Transcribe everything in the data word for word. Pictures are left out.

══ DATASET CONTENT ══

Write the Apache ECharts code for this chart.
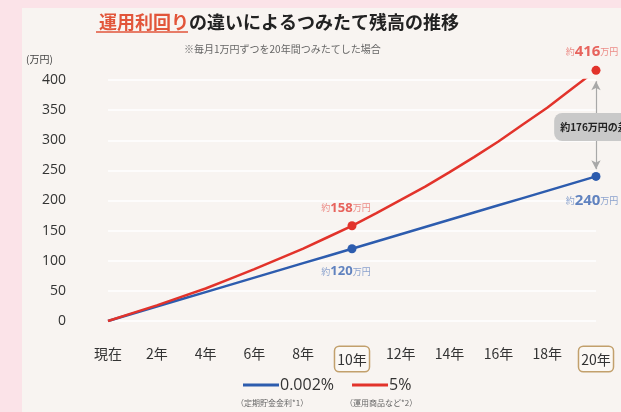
<!DOCTYPE html>
<html>
<head>
<meta charset="utf-8">
<script src="https://cdn.jsdelivr.net/npm/echarts@6/dist/echarts.min.js"></script>
<style>
  html, body { margin: 0; padding: 0; background: #fbe3e8; }
  #chart { width: 621px; height: 412px; }
</style>
</head>
<body>
<div id="chart"></div>
<script>
// 経過年数
var years = ["現在", "1年", "2年", "3年", "4年", "5年", "6年", "7年", "8年", "9年", "10年",
  "11年", "12年", "13年", "14年", "15年", "16年", "17年", "18年", "19年", "20年"];
// 0.002%（定期貯金）
var lowRate = [0, 12, 24, 36, 48, 60, 72, 84, 96, 108, 120,
  132, 144, 156, 168, 180, 192, 204, 216, 228, 240];
// 5%（運用商品など）
var highRate = [0, 13, 26, 40, 54, 70, 86, 103, 120, 139, 158,
  179, 201, 223, 247, 272, 298, 326, 354, 385, 416];
var yTicks = [0, 50, 100, 150, 200, 250, 300, 350, 400];
var markedYears = [10, 20];
var diffText = "約176万円の差";

var FONT = "Noto Sans CJK JP";
var RED = "#e2332b";
var BLUE = "#2d5cae";

function buildData(values, color, pos) {
  return values.map(function (v, i) {
    var marked = markedYears.indexOf(i) >= 0;
    return {
      value: v,
      symbol: marked ? "circle" : "none",
      symbolSize: marked ? 9 : 0,
      label: {
        show: marked,
        position: pos,
        distance: pos == "top" ? 7 : 12,
        offset: i == 10 ? [-6, 0] : [-4, 0],
        formatter: "{a|約}{b|" + v + "}{a|万円}",
        rich: {
          a: { fontSize: 9, color: color, opacity: 0.55, fontFamily: FONT },
          b: { fontSize: i == 20 ? 15 : 13, fontWeight: "bold", color: color, opacity: 0.75, fontFamily: "Open Sans" }
        }
      }
    };
  });
}

var chart = echarts.init(document.getElementById("chart"));
chart.setOption({
  backgroundColor: "#fbe3e8",
  textStyle: { fontFamily: FONT },
  graphic: [
    { type: "rect", left: 22, top: 8, z: -10, shape: { width: 600, height: 404 }, style: { fill: "#f8f4f1" } },
    { type: "line", z: 10, shape: { x1: 96, y1: 32, x2: 188, y2: 32 }, style: { stroke: "#e2553a", lineWidth: 1.5 } },
    { type: "text", left: 184, top: 44, style: { text: "※毎月1万円ずつを20年間つみたてした場合", fontSize: 10, fill: "#666", fontFamily: FONT } },
    { type: "text", left: 26, top: 54, style: { text: "(万円)", fontSize: 10, fill: "#444", fontFamily: FONT } },
    { type: "text", left: 236, top: 399, style: { text: "（定期貯金金利*1）", fontSize: 8, fill: "#666", fontFamily: FONT } },
    { type: "text", left: 345, top: 399, style: { text: "（運用商品など*2）", fontSize: 8, fill: "#666", fontFamily: FONT } }
  ],
  title: {
    text: "{r|運用利回り}{k|の違いによるつみたて残高の推移}",
    left: 94,
    top: 8,
    textStyle: {
      rich: {
        r: { fontSize: 18, fontWeight: "bold", color: "#e2553a", fontFamily: FONT },
        k: { fontSize: 18, fontWeight: "bold", color: "#222", fontFamily: FONT }
      }
    }
  },
  legend: {
    top: 372,
    left: 238,
    itemGap: 18,
    itemWidth: 36,
    itemHeight: 3,
    icon: "rect",
    textStyle: { fontSize: 16, color: "#333", fontFamily: "Open Sans", padding: [0, 0, 0, -4] },
    data: ["0.002%", "5%"]
  },
  grid: { left: 108, right: 25, top: 80, bottom: 91 },
  xAxis: {
    type: "category",
    data: years,
    boundaryGap: false,
    axisLine: { show: false },
    axisTick: { show: false },
    axisLabel: {
      interval: 1,
      margin: 26,
      fontSize: 14,
      color: "#333",
      fontFamily: FONT,
      formatter: function (v, i) {
        return markedYears.indexOf(i) >= 0 ? "{box|" + v + "}" : v;
      },
      rich: {
        box: {
          fontSize: 14, color: "#333", fontFamily: FONT,
          borderColor: "#c2a06c", borderWidth: 1.5, borderRadius: 4,
          padding: [6, 2, 4, 2], backgroundColor: "#fbf8f4"
        }
      }
    }
  },
  yAxis: {
    type: "value",
    min: yTicks[0],
    max: yTicks[yTicks.length - 1],
    interval: 50,
    axisLine: { show: false },
    axisTick: { show: false },
    axisLabel: { fontSize: 14, color: "#333", fontFamily: "Open Sans", margin: 42 },
    splitLine: { lineStyle: { color: "#ffffff", width: 1.5 } }
  },
  series: [
    {
      name: "0.002%",
      type: "line",
      color: BLUE,
      clip: false,
      lineStyle: { width: 2.5, color: BLUE },
      data: buildData(lowRate, BLUE, "bottom"),
      z: 3
    },
    {
      name: "5%",
      type: "line",
      color: RED,
      clip: false,
      lineStyle: { width: 2.5, color: RED },
      data: buildData(highRate, RED, "top"),
      z: 4,
      markLine: {
        silent: true,
        symbol: ["arrow", "arrow"],
        symbolSize: [7, 9],
        lineStyle: { color: "#a8a8a8", width: 1.2, type: "solid" },
        label: { show: false },
        data: [[
          { coord: [20, 398] },
          { coord: [20, lowRate[20] + 12] }
        ]]
      },
      markPoint: {
        silent: true,
        symbol: "rect",
        symbolSize: 1,
        itemStyle: { color: "transparent" },
        label: {
          show: true,
          formatter: diffText,
          fontSize: 10,
          fontWeight: "bold",
          color: "#222",
          fontFamily: FONT,
          backgroundColor: "#c9c9c9",
          padding: [9, 6],
          borderRadius: 8,
          offset: [-2, 0]
        },
        data: [{ coord: [20, (highRate[20] + lowRate[20]) / 2 - 6] }]
      }
    }
  ]
});
</script>
</body>
</html>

═══

### THE RESPONSE
Write the Apache ECharts code for this chart.
<!DOCTYPE html>
<html>
<head>
<meta charset="utf-8">
<script src="https://cdn.jsdelivr.net/npm/echarts@6/dist/echarts.min.js"></script>
<style>
  html, body { margin: 0; padding: 0; background: #fbe3e8; }
  #chart { width: 621px; height: 412px; }
</style>
</head>
<body>
<div id="chart"></div>
<script>
// 経過年数
var years = ["現在", "1年", "2年", "3年", "4年", "5年", "6年", "7年", "8年", "9年", "10年",
  "11年", "12年", "13年", "14年", "15年", "16年", "17年", "18年", "19年", "20年"];
// 0.002%（定期貯金）
var lowRate = [0, 12, 24, 36, 48, 60, 72, 84, 96, 108, 120,
  132, 144, 156, 168, 180, 192, 204, 216, 228, 240];
// 5%（運用商品など）
var highRate = [0, 13, 26, 40, 54, 70, 86, 103, 120, 139, 158,
  179, 201, 223, 247, 272, 298, 326, 354, 385, 416];
var yTicks = [0, 50, 100, 150, 200, 250, 300, 350, 400];
var markedYears = [10, 20];
var diffText = "約176万円の差";

var FONT = "Noto Sans CJK JP";
var RED = "#e2332b";
var BLUE = "#2d5cae";

function buildData(values, color, pos) {
  return values.map(function (v, i) {
    var marked = markedYears.indexOf(i) >= 0;
    return {
      value: v,
      symbol: marked ? "circle" : "none",
      symbolSize: marked ? 9 : 0,
      label: {
        show: marked,
        position: pos,
        distance: pos == "top" ? 7 : 12,
        offset: i == 10 ? [-6, 0] : [-4, 0],
        formatter: "{a|約}{b|" + v + "}{a|万円}",
        rich: {
          a: { fontSize: 9, color: color, opacity: 0.55, fontFamily: FONT },
          b: { fontSize: i == 20 ? 15 : 13, fontWeight: "bold", color: color, opacity: 0.75, fontFamily: "Open Sans" }
        }
      }
    };
  });
}

var chart = echarts.init(document.getElementById("chart"));
chart.setOption({
  backgroundColor: "#fbe3e8",
  textStyle: { fontFamily: FONT },
  graphic: [
    { type: "rect", left: 22, top: 8, z: -10, shape: { width: 600, height: 404 }, style: { fill: "#f8f4f1" } },
    { type: "line", z: 10, shape: { x1: 96, y1: 32, x2: 188, y2: 32 }, style: { stroke: "#e2553a", lineWidth: 1.5 } },
    { type: "text", left: 184, top: 44, style: { text: "※毎月1万円ずつを20年間つみたてした場合", fontSize: 10, fill: "#666", fontFamily: FONT } },
    { type: "text", left: 26, top: 54, style: { text: "(万円)", fontSize: 10, fill: "#444", fontFamily: FONT } },
    { type: "text", left: 236, top: 399, style: { text: "（定期貯金金利*1）", fontSize: 8, fill: "#666", fontFamily: FONT } },
    { type: "text", left: 345, top: 399, style: { text: "（運用商品など*2）", fontSize: 8, fill: "#666", fontFamily: FONT } }
  ],
  title: {
    text: "{r|運用利回り}{k|の違いによるつみたて残高の推移}",
    left: 94,
    top: 8,
    textStyle: {
      rich: {
        r: { fontSize: 18, fontWeight: "bold", color: "#e2553a", fontFamily: FONT },
        k: { fontSize: 18, fontWeight: "bold", color: "#222", fontFamily: FONT }
      }
    }
  },
  legend: {
    top: 372,
    left: 238,
    itemGap: 18,
    itemWidth: 36,
    itemHeight: 3,
    icon: "rect",
    textStyle: { fontSize: 16, color: "#333", fontFamily: "Open Sans", padding: [0, 0, 0, -4] },
    data: ["0.002%", "5%"]
  },
  grid: { left: 108, right: 25, top: 80, bottom: 91 },
  xAxis: {
    type: "category",
    data: years,
    boundaryGap: false,
    axisLine: { show: false },
    axisTick: { show: false },
    axisLabel: {
      interval: 1,
      margin: 26,
      fontSize: 14,
      color: "#333",
      fontFamily: FONT,
      formatter: function (v, i) {
        return markedYears.indexOf(i) >= 0 ? "{box|" + v + "}" : v;
      },
      rich: {
        box: {
          fontSize: 14, color: "#333", fontFamily: FONT,
          borderColor: "#c2a06c", borderWidth: 1.5, borderRadius: 4,
          padding: [6, 2, 4, 2], backgroundColor: "#fbf8f4"
        }
      }
    }
  },
  yAxis: {
    type: "value",
    min: yTicks[0],
    max: yTicks[yTicks.length - 1],
    interval: 50,
    axisLine: { show: false },
    axisTick: { show: false },
    axisLabel: { fontSize: 14, color: "#333", fontFamily: "Open Sans", margin: 42 },
    splitLine: { lineStyle: { color: "#ffffff", width: 1.5 } }
  },
  series: [
    {
      name: "0.002%",
      type: "line",
      color: BLUE,
      clip: false,
      lineStyle: { width: 2.5, color: BLUE },
      data: buildData(lowRate, BLUE, "bottom"),
      z: 3
    },
    {
      name: "5%",
      type: "line",
      color: RED,
      clip: false,
      lineStyle: { width: 2.5, color: RED },
      data: buildData(highRate, RED, "top"),
      z: 4,
      markLine: {
        silent: true,
        symbol: ["arrow", "arrow"],
        symbolSize: [7, 9],
        lineStyle: { color: "#a8a8a8", width: 1.2, type: "solid" },
        label: { show: false },
        data: [[
          { coord: [20, 398] },
          { coord: [20, lowRate[20] + 12] }
        ]]
      },
      markPoint: {
        silent: true,
        symbol: "rect",
        symbolSize: 1,
        itemStyle: { color: "transparent" },
        label: {
          show: true,
          formatter: diffText,
          fontSize: 10,
          fontWeight: "bold",
          color: "#222",
          fontFamily: FONT,
          backgroundColor: "#c9c9c9",
          padding: [9, 6],
          borderRadius: 8,
          offset: [-2, 0]
        },
        data: [{ coord: [20, (highRate[20] + lowRate[20]) / 2 - 6] }]
      }
    }
  ]
});
</script>
</body>
</html>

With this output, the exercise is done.